In part 3 of this review, we'll review the drainage feature of the new Zoot shoes.
Most everyone has run in shoes in wet conditions, and dealt with the feeling of bricks for feet from water weight. Certainly, the longer you have to run in these conditions, the worse it is. Some people have high enough sweat rates to deal with this issue even when the weather isn't wet! (Put me on that list, especially on long runs, made even worse in hotter conditions.)
Studies have shown the average shoe can retain more than 30% of its weight when wet! Take a racing shoe which is 9 ounces, and in wet conditions it becomes 12 ounces.
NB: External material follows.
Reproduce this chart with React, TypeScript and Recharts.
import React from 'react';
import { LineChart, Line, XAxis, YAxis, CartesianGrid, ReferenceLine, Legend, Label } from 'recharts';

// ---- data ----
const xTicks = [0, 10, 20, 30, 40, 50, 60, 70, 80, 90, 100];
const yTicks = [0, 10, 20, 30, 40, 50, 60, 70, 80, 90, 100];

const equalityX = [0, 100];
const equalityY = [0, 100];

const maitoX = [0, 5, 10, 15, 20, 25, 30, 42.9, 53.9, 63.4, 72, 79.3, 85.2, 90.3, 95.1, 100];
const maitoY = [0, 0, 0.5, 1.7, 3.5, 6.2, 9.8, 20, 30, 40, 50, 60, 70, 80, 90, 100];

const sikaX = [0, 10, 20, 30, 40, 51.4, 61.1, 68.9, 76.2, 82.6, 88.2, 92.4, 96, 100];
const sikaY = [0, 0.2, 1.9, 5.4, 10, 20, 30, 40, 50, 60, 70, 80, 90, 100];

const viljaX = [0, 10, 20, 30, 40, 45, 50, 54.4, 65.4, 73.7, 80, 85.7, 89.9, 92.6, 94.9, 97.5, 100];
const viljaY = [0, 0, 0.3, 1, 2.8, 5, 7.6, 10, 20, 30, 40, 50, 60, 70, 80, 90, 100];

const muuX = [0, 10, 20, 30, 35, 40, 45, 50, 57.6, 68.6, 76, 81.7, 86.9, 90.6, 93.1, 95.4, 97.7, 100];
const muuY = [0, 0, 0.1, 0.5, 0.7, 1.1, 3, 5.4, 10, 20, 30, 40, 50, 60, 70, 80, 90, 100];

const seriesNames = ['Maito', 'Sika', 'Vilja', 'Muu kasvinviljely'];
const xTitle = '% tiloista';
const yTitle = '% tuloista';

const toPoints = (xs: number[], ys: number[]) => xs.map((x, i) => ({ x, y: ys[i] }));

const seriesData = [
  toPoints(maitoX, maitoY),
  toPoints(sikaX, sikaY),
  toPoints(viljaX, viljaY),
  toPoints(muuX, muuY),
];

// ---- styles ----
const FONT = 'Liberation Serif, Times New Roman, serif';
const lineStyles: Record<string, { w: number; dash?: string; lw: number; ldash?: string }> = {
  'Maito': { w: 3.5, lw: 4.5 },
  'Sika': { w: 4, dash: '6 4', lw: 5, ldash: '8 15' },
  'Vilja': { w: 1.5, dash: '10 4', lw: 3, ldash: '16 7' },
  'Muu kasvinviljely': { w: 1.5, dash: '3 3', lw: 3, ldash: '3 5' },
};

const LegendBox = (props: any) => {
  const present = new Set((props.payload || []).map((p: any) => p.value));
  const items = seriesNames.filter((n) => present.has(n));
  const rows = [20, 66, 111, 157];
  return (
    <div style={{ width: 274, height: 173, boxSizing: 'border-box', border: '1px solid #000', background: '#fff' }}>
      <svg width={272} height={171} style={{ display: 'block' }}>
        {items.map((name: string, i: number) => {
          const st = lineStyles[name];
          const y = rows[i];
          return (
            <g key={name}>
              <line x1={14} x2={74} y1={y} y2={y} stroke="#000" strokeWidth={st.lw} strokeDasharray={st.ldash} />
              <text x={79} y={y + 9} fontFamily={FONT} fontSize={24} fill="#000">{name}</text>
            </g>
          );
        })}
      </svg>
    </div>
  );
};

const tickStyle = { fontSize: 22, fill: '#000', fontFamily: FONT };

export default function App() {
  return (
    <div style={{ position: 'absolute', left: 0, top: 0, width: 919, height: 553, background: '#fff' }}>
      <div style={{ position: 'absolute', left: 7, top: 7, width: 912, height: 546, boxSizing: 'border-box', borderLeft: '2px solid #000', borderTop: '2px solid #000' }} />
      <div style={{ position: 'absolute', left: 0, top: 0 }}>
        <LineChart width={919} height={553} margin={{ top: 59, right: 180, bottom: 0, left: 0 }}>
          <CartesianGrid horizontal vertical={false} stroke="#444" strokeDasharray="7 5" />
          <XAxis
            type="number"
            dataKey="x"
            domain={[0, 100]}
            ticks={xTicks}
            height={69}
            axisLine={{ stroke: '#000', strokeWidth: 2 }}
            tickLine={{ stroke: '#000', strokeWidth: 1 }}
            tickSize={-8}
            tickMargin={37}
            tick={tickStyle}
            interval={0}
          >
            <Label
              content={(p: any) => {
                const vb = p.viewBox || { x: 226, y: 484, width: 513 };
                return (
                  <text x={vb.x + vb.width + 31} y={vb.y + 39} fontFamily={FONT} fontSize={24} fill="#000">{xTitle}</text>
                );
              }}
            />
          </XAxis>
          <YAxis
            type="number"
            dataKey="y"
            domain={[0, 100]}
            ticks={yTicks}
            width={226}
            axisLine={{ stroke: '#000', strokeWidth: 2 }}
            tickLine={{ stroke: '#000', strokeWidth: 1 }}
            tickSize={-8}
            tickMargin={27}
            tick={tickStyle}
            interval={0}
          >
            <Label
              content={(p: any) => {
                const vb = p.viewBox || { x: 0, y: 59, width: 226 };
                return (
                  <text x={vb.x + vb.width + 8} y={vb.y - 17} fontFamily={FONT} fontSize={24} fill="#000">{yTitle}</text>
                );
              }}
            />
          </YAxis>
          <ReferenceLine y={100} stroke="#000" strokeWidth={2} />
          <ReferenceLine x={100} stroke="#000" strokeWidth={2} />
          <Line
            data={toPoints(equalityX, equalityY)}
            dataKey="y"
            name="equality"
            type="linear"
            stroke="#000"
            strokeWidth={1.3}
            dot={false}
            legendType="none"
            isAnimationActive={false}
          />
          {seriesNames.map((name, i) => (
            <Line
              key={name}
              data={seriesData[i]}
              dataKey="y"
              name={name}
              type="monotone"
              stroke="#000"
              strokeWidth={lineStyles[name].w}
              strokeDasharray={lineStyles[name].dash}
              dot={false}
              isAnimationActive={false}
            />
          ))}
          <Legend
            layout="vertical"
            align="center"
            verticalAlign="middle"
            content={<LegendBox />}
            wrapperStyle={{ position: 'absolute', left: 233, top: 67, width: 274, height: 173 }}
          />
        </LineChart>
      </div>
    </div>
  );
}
This equates to every 5 steps lifting an additional pound of weight. If you are wearing cotton socks, you’re talking about a nearly 50% gain in weight due to water retention, and it’s down to 3 steps for an additional pound. Multiply this by the number of steps you have to take in a half or full Ironman, and you’re suddenly considering chopping off your feet.
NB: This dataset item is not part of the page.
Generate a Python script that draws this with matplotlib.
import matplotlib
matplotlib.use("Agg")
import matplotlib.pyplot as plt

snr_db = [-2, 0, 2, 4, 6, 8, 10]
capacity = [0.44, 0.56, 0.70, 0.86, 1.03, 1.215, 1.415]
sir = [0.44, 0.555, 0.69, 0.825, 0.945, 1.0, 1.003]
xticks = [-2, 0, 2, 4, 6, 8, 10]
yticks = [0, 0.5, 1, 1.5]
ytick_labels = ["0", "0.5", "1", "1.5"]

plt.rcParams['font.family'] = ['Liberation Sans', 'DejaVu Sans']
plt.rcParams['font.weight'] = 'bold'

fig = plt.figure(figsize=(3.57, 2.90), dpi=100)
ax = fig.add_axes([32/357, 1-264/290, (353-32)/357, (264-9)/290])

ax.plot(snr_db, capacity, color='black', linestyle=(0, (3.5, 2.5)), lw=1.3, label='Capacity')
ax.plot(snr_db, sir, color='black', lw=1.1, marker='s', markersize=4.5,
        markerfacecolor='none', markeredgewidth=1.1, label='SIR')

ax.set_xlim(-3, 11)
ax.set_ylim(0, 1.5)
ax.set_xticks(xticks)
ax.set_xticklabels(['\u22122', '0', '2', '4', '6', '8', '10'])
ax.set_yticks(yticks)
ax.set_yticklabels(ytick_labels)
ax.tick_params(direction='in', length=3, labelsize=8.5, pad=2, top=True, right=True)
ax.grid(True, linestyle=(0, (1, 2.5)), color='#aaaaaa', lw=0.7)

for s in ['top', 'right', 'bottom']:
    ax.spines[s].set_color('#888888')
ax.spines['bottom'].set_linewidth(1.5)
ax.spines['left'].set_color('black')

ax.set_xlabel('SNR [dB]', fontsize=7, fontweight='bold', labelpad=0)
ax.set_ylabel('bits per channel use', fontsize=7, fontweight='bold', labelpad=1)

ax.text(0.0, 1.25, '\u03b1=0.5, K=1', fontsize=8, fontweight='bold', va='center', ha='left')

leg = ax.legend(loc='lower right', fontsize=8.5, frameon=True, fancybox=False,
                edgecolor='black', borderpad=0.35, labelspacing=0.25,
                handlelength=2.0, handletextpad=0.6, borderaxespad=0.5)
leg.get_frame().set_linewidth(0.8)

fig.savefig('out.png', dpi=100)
Of course this may sound helpful in a rainy triathlon, but it's not very often we find ourselves in one of those. But let's just consider full and half-Ironman races. Even if it's not raining from the sky, if it's hot or hydration is a big need, you will be pouring water all over yourself. Where does all that water go if not into your mouth? That's right, it drains to your feet. If it's raining, hot or even perfect temps, your feet will get wet from water and sweat, and that means you will be dealing with heavier feet for anywhere from 5-20 miles, maybe longer!
And how many people can stand to wear a light weight racing flat in an Ironman or half-Ironman? Not many, so your shoes are probably heavier than the 9 oz example given above.
Think about XTERRA races, and how many of them end up going thru mud, or running along the beach at
Or consider an Olympic distance race in hot conditions. Even though these races are shorter, the intensity demands are much higher, and if your feet get wet, you slow down, without fail. In fact, in a recent Men’s Health online article, they state Zoot claims the shoes will make a 40 sec improvement in a 10K due to sweat and water drainage alone. (The author could not find this stated anywhere else, nor find what speed of runner could expect this size gain.)
Alright, water in the shoes sucks, we've established that. Are the Zoot shoes waterproof or something? No, not exactly. The Zoot shoes have established a smart drainage system though.
First off, the upper is a mesh, which doesn’t absorb water. It’s thin and breathable, allowing for water to pass thru it quickly and easily, as well as have sweat able to evaporate from the foot easier.
See the mesh-like upper?
The insert of the shoe has many small holes to create a vent-like passage for the water.
The shoe also has a downward tilt of the sole, letting gravity pull the water toward the toe box, where it drains out thru the series of holes in the forefoot.
Notice the tilt of the shoe? This produces a gravity flow of water toward the forefoot.
Holes in the forefoot provide simple exits for the water.
Ok, so now we see what the shoe is designed to do, but how does it do in the field? Well, I never noticed weight as an issue with the shoe, and that is the point. Even at Kona, when I wore a thin ActiveFit sock from Zoot, the shoe drained plenty fine in the hot conditions, and orthotics didn’t slow the drainage process.
I am a profuse sweater, and during all my training runs, I never felt sluggish in my feet, like I’ve felt in the past with my trainers. Nor do I have the squishy, squeaking noise from the water and sweat in my shoes.
So are there any negatives? Well, if you wear the shoes regularly, you'll notice the holes in the forefoot are not one-way. By this, I mean water can go in the holes just as easy as it can go out. In a race though, it won't matter, and water exits easily still.
Zoot has done well with the drainage system, and the further your race distance, the more important this feature becomes.